The first step is to determine the "risk free" return that's currently available in the market—an investment you could own that is without risk and that serves as a baseline for your measurement. Many investors use U.S. Treasury bonds for this benchmark because they're backed by the full faith and credit of the U.S. government.

If you can earn a risk-free return of 2 percent from Treasury bonds, that becomes your baseline. This means that any investment with risk must return more than 5 percent to be worthwhile. The amount the investment returns over 2 percent is known as the risk premium.

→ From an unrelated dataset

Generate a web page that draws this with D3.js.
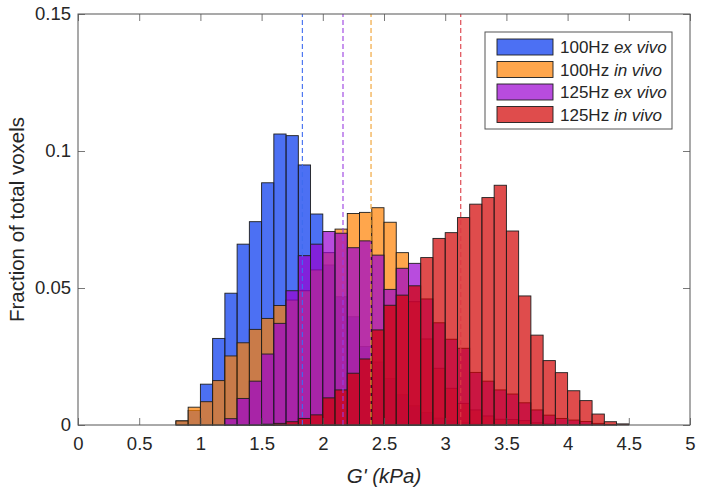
<!DOCTYPE html>
<html>
<head>
<meta charset="utf-8">
<script src="https://cdn.jsdelivr.net/npm/d3@7"></script>
<style>
  html, body { margin: 0; padding: 0; background: #fff; }
  svg { display: block; font-family: "Liberation Sans", Arial, Helvetica, sans-serif; }
</style>
</head>
<body>
<svg id="chart" width="703" height="492"></svg>
<script>
// ---------------- DATA ----------------
const binStarts = [0.8,0.9,1.0,1.1,1.2,1.3,1.4,1.5,1.6,1.7,1.8,1.9,2.0,2.1,2.2,2.3,2.4,2.5,2.6,2.7,
                   2.8,2.9,3.0,3.1,3.2,3.3,3.4,3.5,3.6,3.7,3.8,3.9,4.0,4.1,4.2,4.3,4.4];
const binWidth = 0.1;

const seriesNames = ["100Hz ex vivo", "100Hz in vivo", "125Hz ex vivo", "125Hz in vivo"];

const exVivo100 = [0.0015,0.0053,0.0149,0.0316,0.0481,0.0660,0.0742,0.0884,0.1062,0.1056,
                   0.0949,0.0770,0.0584,0.0468,0.0395,0.0286,0.0230,0.0170,0.0110,0.0070,
                   0.0045,0.0025,0.0015,0.0008,0.0004,0,0,0,0,0,0,0,0,0,0,0,0];
const inVivo100 = [0.0015,0.0065,0.0085,0.0162,0.0252,0.0300,0.0349,0.0389,0.0436,0.0456,
                   0.0490,0.0566,0.0629,0.0715,0.0772,0.0776,0.0793,0.0740,0.0629,0.0450,
                   0.0314,0.0207,0.0134,0.0079,0.0055,0.0033,0.0021,0.0020,0.0016,0.0008,
                   0.0004,0,0,0,0,0,0];
const exVivo125 = [0,0,0,0,0.0023,0.0097,0.0160,0.0259,0.0371,0.0490,
                   0.0618,0.0660,0.0706,0.0700,0.0647,0.0672,0.0620,0.0495,0.0572,0.0590,
                   0.0460,0.0373,0.0313,0.0280,0.0192,0.0160,0.0128,0.0113,0.0081,0.0055,
                   0.0036,0.0024,0.0018,0.0013,0.0006,0.0002,0];
const inVivo125 = [0,0,0,0,0,0,0,0.0003,0.0006,0.0012,
                   0.0024,0.0037,0.0099,0.0128,0.0189,0.0241,0.0347,0.0437,0.0474,0.0508,
                   0.0611,0.0681,0.0702,0.0757,0.0806,0.0830,0.0875,0.0708,0.0471,0.0328,
                   0.0235,0.0191,0.0125,0.0089,0.0040,0.0012,0.0004];

const meanValues = [1.833, 2.394, 2.165, 3.127];

const xTicks = [0,0.5,1,1.5,2,2.5,3,3.5,4,4.5,5];
const yTicks = [0,0.05,0.1,0.15];
const xLabelParts = ["G' (kPa)"];
const yLabel = "Fraction of total voxels";

// ---------------- STYLE ----------------
const fillColors = ["rgb(0,51,238)", "rgb(255,128,0)", "rgb(154,0,208)", "rgb(210,0,0)"];
const lineColors = ["#3f6cf0", "#f0a030", "#9a3ee0", "#dc3c46"];
const faceAlpha = 0.7;

const svg = d3.select("#chart");
const margin = {left: 78, right: 690, top: 14, bottom: 425};
const x = d3.scaleLinear().domain([0, 5]).range([margin.left, margin.right]);
const y = d3.scaleLinear().domain([0, 0.15]).range([margin.bottom, margin.top]);

const allSeries = [exVivo100, inVivo100, exVivo125, inVivo125];

// bars
allSeries.forEach((vals, si) => {
  const data = binStarts.map((b, i) => ({b, v: vals[i]})).filter(d => d.v > 0);
  svg.append("g").selectAll("rect").data(data).join("rect")
    .attr("x", d => x(d.b))
    .attr("width", d => x(d.b + binWidth) - x(d.b))
    .attr("y", d => y(d.v))
    .attr("height", d => y(0) - y(d.v))
    .attr("fill", fillColors[si])
    .attr("fill-opacity", faceAlpha)
    .attr("stroke", "#1e1e1e")
    .attr("stroke-width", 0.9);
});

// mean dashed lines
svg.append("g").selectAll("line").data(meanValues).join("line")
  .attr("x1", d => x(d)).attr("x2", d => x(d))
  .attr("y1", y(0)).attr("y2", y(0.15))
  .attr("stroke", (d, i) => lineColors[i])
  .attr("stroke-width", 1.1)
  .attr("stroke-dasharray", "5,3");

// axes
const tickColor = "#262626";
const fontTick = "18.5px";
const gx = svg.append("g").attr("transform", `translate(0,${margin.bottom})`)
  .call(d3.axisBottom(x).tickValues(xTicks).tickSize(-7).tickPadding(12).tickFormat(d3.format("~g")));
const gxt = svg.append("g").attr("transform", `translate(0,${margin.top})`)
  .call(d3.axisTop(x).tickValues(xTicks).tickSize(-7).tickFormat(""));
const gy = svg.append("g").attr("transform", `translate(${margin.left},0)`)
  .call(d3.axisLeft(y).tickValues(yTicks).tickSize(-7).tickPadding(7).tickFormat(d3.format("~g")));
const gyr = svg.append("g").attr("transform", `translate(${margin.right},0)`)
  .call(d3.axisRight(y).tickValues(yTicks).tickSize(-7).tickFormat(""));

[gx, gxt, gy, gyr].forEach(g => {
  g.select(".domain").remove();
  g.selectAll(".tick line").attr("stroke", "#555").attr("stroke-width", 0.8);
  g.selectAll(".tick text").attr("fill", tickColor).style("font-size", fontTick)
    .style("font-family", '"Liberation Sans", Arial, Helvetica, sans-serif');
});

// box
svg.append("rect")
  .attr("x", margin.left).attr("y", margin.top)
  .attr("width", margin.right - margin.left).attr("height", margin.bottom - margin.top)
  .attr("fill", "none").attr("stroke", "#555").attr("stroke-width", 1);

// labels
svg.append("text")
  .attr("transform", `translate(24,${(margin.top + margin.bottom) / 2}) rotate(-90)`)
  .attr("text-anchor", "middle")
  .attr("fill", tickColor)
  .style("font-size", "20.5px")
  .text(yLabel);

svg.append("text")
  .attr("x", (margin.left + margin.right) / 2).attr("y", 483)
  .attr("text-anchor", "middle")
  .attr("fill", tickColor)
  .style("font-size", "20.5px")
  .style("font-style", "italic")
  .text(xLabelParts[0]);

// legend
const lg = svg.append("g");
lg.append("rect").attr("x", 485).attr("y", 32).attr("width", 187).attr("height", 97)
  .attr("fill", "#fff").attr("stroke", "#555").attr("stroke-width", 1);
const rowY = [47, 69.5, 92, 114.5];
seriesNames.forEach((name, i) => {
  lg.append("rect").attr("x", 497).attr("y", rowY[i] - 8).attr("width", 56).attr("height", 16)
    .attr("fill", fillColors[i]).attr("fill-opacity", faceAlpha)
    .attr("stroke", "#1e1e1e").attr("stroke-width", 0.9);
  const parts = name.split(" ");
  const t = lg.append("text").attr("x", 560).attr("y", rowY[i] + 6)
    .attr("fill", tickColor).style("font-size", "17px");
  t.append("tspan").text(parts[0] + " ");
  t.append("tspan").style("font-style", "italic").text(parts.slice(1).join(" "));
});
</script>
</body>
</html>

The risk premium is 9 percent if you're looking at a stock with an expected return of 11 percent: 11 percent less 2 percent equals a 9 percent risk premium.

Is It Enough?

Ask yourself if 9 percent is enough of a risk premium for the risk that this particular stock you're considering might not achieve the return you expect. It probably is—at least for a well-established, large-cap stock. But it might not be enough of a risk premium to justify the risk you're taking with the investment on a young, small-cap stock.

Conclusion

This simple test is not the only analysis you could or should do and there might be other factors involved. The lesson here is that you should always ask yourself if the risk premium for a particular investment makes it worth wagering your money on that particular stock—or any investment for that matter.

There's also a factor that's not quite quantifiable, at least numerically. Your own aversion to or tolerance for risk should be considered as well. A 9 percent risk premium might be more or less than you can comfortably stomach.

Note: Always consult with a financial professional for the most up-to-date information and trends. This article is not investment advice and it is not intended as investment advice.